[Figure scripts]
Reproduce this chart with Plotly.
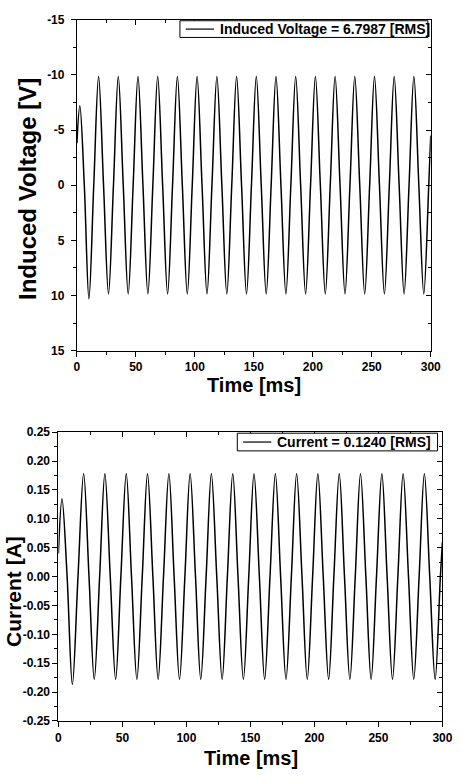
import plotly.graph_objects as go

# ---------------- data ----------------
# Induced voltage: key points (extrema and zero crossings) of the waveform
v_time = [0, 2.5, 6.3, 10.2, 14.3,
          18.4, 22.6, 26.8, 31.0,
          35.1, 39.3, 43.5, 47.7,
          51.8, 56.0, 60.2, 64.4,
          68.5, 72.7, 76.9, 81.1,
          85.2, 89.4, 93.6, 97.8,
          101.9, 106.1, 110.3, 114.5,
          118.7, 122.9, 127.1, 131.3,
          135.4, 139.6, 143.8, 148.0,
          152.1, 156.3, 160.5, 164.7,
          168.8, 173.0, 177.2, 181.4,
          185.5, 189.7, 193.9, 198.1,
          202.2, 206.4, 210.6, 214.8,
          218.9, 223.1, 227.3, 231.5,
          235.6, 239.8, 244.0, 248.2,
          252.3, 256.5, 260.7, 264.9,
          269.0, 273.2, 277.4, 281.6,
          285.7, 289.9, 294.1, 298.3,
          300]
v_vals = [-3.8, -7.2, 0, 10.3, 0,
          -9.85, 0, 9.85, 0,
          -9.85, 0, 9.85, 0,
          -9.85, 0, 9.85, 0,
          -9.85, 0, 9.85, 0,
          -9.85, 0, 9.85, 0,
          -9.85, 0, 9.85, 0,
          -9.85, 0, 9.85, 0,
          -9.85, 0, 9.85, 0,
          -9.85, 0, 9.85, 0,
          -9.85, 0, 9.85, 0,
          -9.85, 0, 9.85, 0,
          -9.85, 0, 9.85, 0,
          -9.85, 0, 9.85, 0,
          -9.85, 0, 9.85, 0,
          -9.85, 0, 9.85, 0,
          -9.85, 0, 9.85, 0,
          -9.85, 0, 9.85, 0,
          -4.5]

# Current: key points (extrema and zero crossings) of the waveform
i_time = [0, 2.8, 6.8, 10.9, 15.3,
          19.7, 23.9, 28.0, 32.2,
          36.3, 40.5, 44.7, 48.8,
          53.0, 57.1, 61.3, 65.5,
          69.6, 73.8, 77.9, 82.1,
          86.3, 90.4, 94.6, 98.8,
          102.9, 107.1, 111.2, 115.4,
          119.5, 123.7, 127.9, 132.0,
          136.2, 140.3, 144.5, 148.7,
          152.8, 157.0, 161.1, 165.3,
          169.5, 173.6, 177.8, 182.0,
          186.1, 190.3, 194.4, 198.6,
          202.7, 206.9, 211.1, 215.2,
          219.4, 223.5, 227.7, 231.9,
          236.0, 240.2, 244.3, 248.5,
          252.7, 256.8, 261.0, 265.2,
          269.3, 273.5, 277.6, 281.8,
          285.9, 290.1, 294.3, 298.4,
          300]
i_vals = [0.04, 0.135, 0, -0.187, 0,
          0.178, 0, -0.178, 0,
          0.178, 0, -0.178, 0,
          0.178, 0, -0.178, 0,
          0.178, 0, -0.178, 0,
          0.178, 0, -0.178, 0,
          0.178, 0, -0.178, 0,
          0.178, 0, -0.178, 0,
          0.178, 0, -0.178, 0,
          0.178, 0, -0.178, 0,
          0.178, 0, -0.178, 0,
          0.178, 0, -0.178, 0,
          0.178, 0, -0.178, 0,
          0.178, 0, -0.178, 0,
          0.178, 0, -0.178, 0,
          0.178, 0, -0.178, 0,
          0.178, 0, -0.178, 0,
          0.178, 0, -0.178, 0,
          0.06]

v_name = "Induced Voltage = 6.7987 [RMS]"
i_name = "Current = 0.1240 [RMS]"

time_ticks = [0, 50, 100, 150, 200, 250, 300]
time_labels = ["0", "50", "100", "150", "200", "250", "300"]
v_ticks = [-15, -10, -5, 0, 5, 10, 15]
v_labels = ["-15", "-10", "-5", "0", "5", "10", "15"]
i_ticks = [-0.25, -0.20, -0.15, -0.10, -0.05, 0.00, 0.05, 0.10, 0.15, 0.20, 0.25]
i_labels = ["-0.25", "-0.20", "-0.15", "-0.10", "-0.05", "0.00",
            "0.05", "0.10", "0.15", "0.20", "0.25"]

# ---------------- layout helpers ----------------
W, H = 467, 780
FONT = "Liberation Sans, Arial, sans-serif"


def px_x(p):
    return p / W


def px_y(p):
    return 1 - p / H


top_x = [px_x(76), px_x(440)]
top_y = [px_y(350), px_y(13)]
bot_x = [px_x(57), px_x(452)]
bot_y = [px_y(727), px_y(433)]

tickfont = dict(family=FONT, size=12, color="black", weight="bold")

fig = go.Figure()

fig.add_trace(go.Scatter(
    x=v_time, y=v_vals, mode="lines", name=v_name, showlegend=False,
    line=dict(color="black", width=1.5, shape="spline", smoothing=1.0),
    xaxis="x", yaxis="y"))
fig.add_trace(go.Scatter(
    x=i_time, y=i_vals, mode="lines", name=i_name, showlegend=False,
    line=dict(color="black", width=1.5, shape="spline", smoothing=1.0),
    xaxis="x2", yaxis="y2"))
# empty traces so the mirror (inside-tick) axes are drawn
fig.add_trace(go.Scatter(x=[], y=[], xaxis="x3", yaxis="y3", showlegend=False))
fig.add_trace(go.Scatter(x=[], y=[], xaxis="x4", yaxis="y4", showlegend=False))


def main_axis(domain, anchor, rng, tickvals, ticktext, minor_d, standoff):
    return dict(domain=domain, anchor=anchor, range=rng,
                tickmode="array", tickvals=tickvals, ticktext=ticktext,
                ticks="outside", ticklen=5, tickwidth=1, tickcolor="black",
                minor=dict(dtick=minor_d, ticks="outside", ticklen=3,
                           tickwidth=1, tickcolor="black", showgrid=False),
                showline=True, linecolor="black", linewidth=1,
                showgrid=False, zeroline=False, tickfont=tickfont,
                ticklabelstandoff=standoff)


def mirror_axis(over, anchor, side, rng, tickvals, minor_d):
    return dict(overlaying=over, anchor=anchor, side=side, range=rng,
                tickmode="array", tickvals=tickvals, showticklabels=False,
                ticks="inside", ticklen=5, tickwidth=1, tickcolor="black",
                minor=dict(dtick=minor_d, ticks="inside", ticklen=3,
                           tickwidth=1, tickcolor="black", showgrid=False),
                showline=True, linecolor="black", linewidth=1,
                showgrid=False, zeroline=False)


fig.update_layout(
    width=W, height=H,
    margin=dict(l=0, r=0, t=0, b=0),
    paper_bgcolor="white", plot_bgcolor="white",
    font=dict(family=FONT, color="black"),
    showlegend=False,
    xaxis=main_axis(top_x, "y", [0, 300], time_ticks, time_labels, 25, 0),
    yaxis=main_axis(top_y, "x", [15, -15], v_ticks, v_labels, 2.5, 4),
    xaxis2=main_axis(bot_x, "y2", [0, 300], time_ticks, time_labels, 25, 1),
    yaxis2=main_axis(bot_y, "x2", [-0.25, 0.25], i_ticks, i_labels, 0.025, 0),
    xaxis3=mirror_axis("x", "y", "top", [0, 300], time_ticks, 25),
    yaxis3=mirror_axis("y", "x", "right", [15, -15], v_ticks, 2.5),
    xaxis4=mirror_axis("x2", "y2", "top", [0, 300], time_ticks, 25),
    yaxis4=mirror_axis("y2", "x2", "right", [-0.25, 0.25], i_ticks, 0.025),
)

# legend boxes (box, line sample, label)
legend_font = dict(family=FONT, size=14, color="black", weight="bold")
for (bx0, bx1, by0, by1, name) in [(182, 437, 14, 31, v_name),
                                    (241, 447, 434, 452, i_name)]:
    ym = (by0 + by1) / 2
    fig.add_shape(type="rect", xref="paper", yref="paper",
                  x0=px_x(bx0), x1=px_x(bx1), y0=px_y(by1), y1=px_y(by0),
                  line=dict(color="black", width=1), fillcolor="white")
    fig.add_shape(type="line", xref="paper", yref="paper",
                  x0=px_x(bx0 + 6), x1=px_x(bx0 + 35), y0=px_y(ym), y1=px_y(ym),
                  line=dict(color="black", width=1.2))
    fig.add_annotation(text=name, x=px_x(bx0 + 39), y=px_y(ym),
                       xref="paper", yref="paper", showarrow=False,
                       xanchor="left", yanchor="middle", font=legend_font)

title_font_x = dict(family=FONT, size=20, color="black", weight="bold")
title_font_y = dict(family=FONT, size=24, color="black", weight="bold")
fig.add_annotation(text="Time [ms]", x=px_x(258), y=px_y(385),
                   xref="paper", yref="paper", showarrow=False,
                   xanchor="center", yanchor="middle", font=title_font_x)
fig.add_annotation(text="Time [ms]", x=px_x(255), y=px_y(765),
                   xref="paper", yref="paper", showarrow=False,
                   xanchor="center", yanchor="middle", font=title_font_x)
fig.add_annotation(text="Induced Voltage [V]", x=px_x(25), y=px_y(185),
                   xref="paper", yref="paper", showarrow=False, textangle=-90,
                   xanchor="center", yanchor="middle", font=title_font_y)
fig.add_annotation(text="Current [A]", x=px_x(11), y=px_y(595),
                   xref="paper", yref="paper", showarrow=False, textangle=-90,
                   xanchor="center", yanchor="middle",
                   font=dict(family=FONT, size=21, color="black", weight="bold"))

fig.write_html("out.html", config={"displayModeBar": False},
               post_script="document.body.style.margin='0';")
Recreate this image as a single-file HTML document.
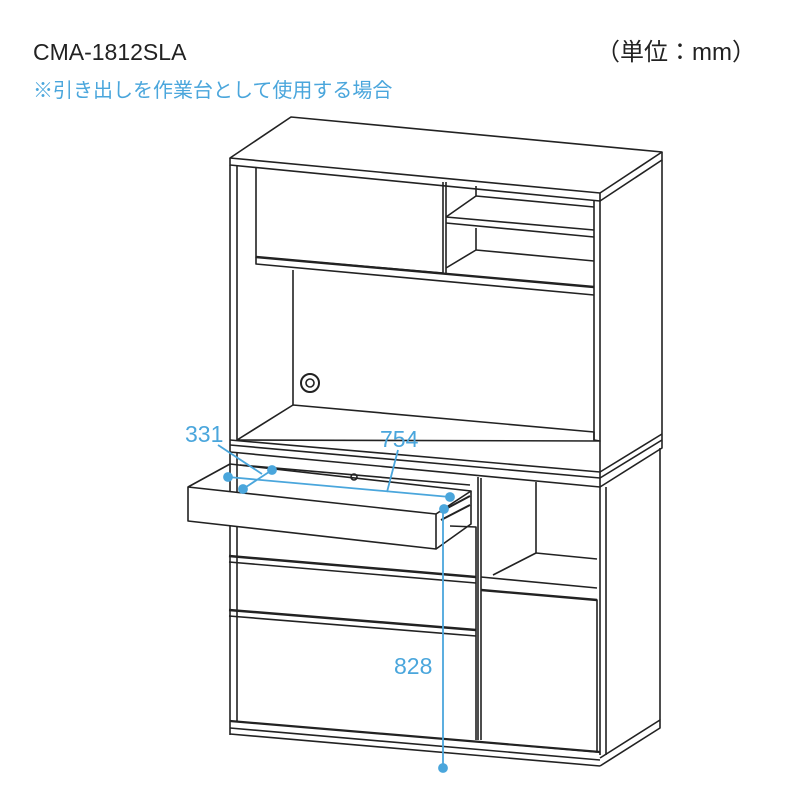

--- Written request ---
Repeat the lines from where the entries begin to the line with "import plotly.graph_objects as go", both included. Any picture is left out.

--- Solution to the exercise ---
Reproduce this chart with Plotly.
import plotly.graph_objects as go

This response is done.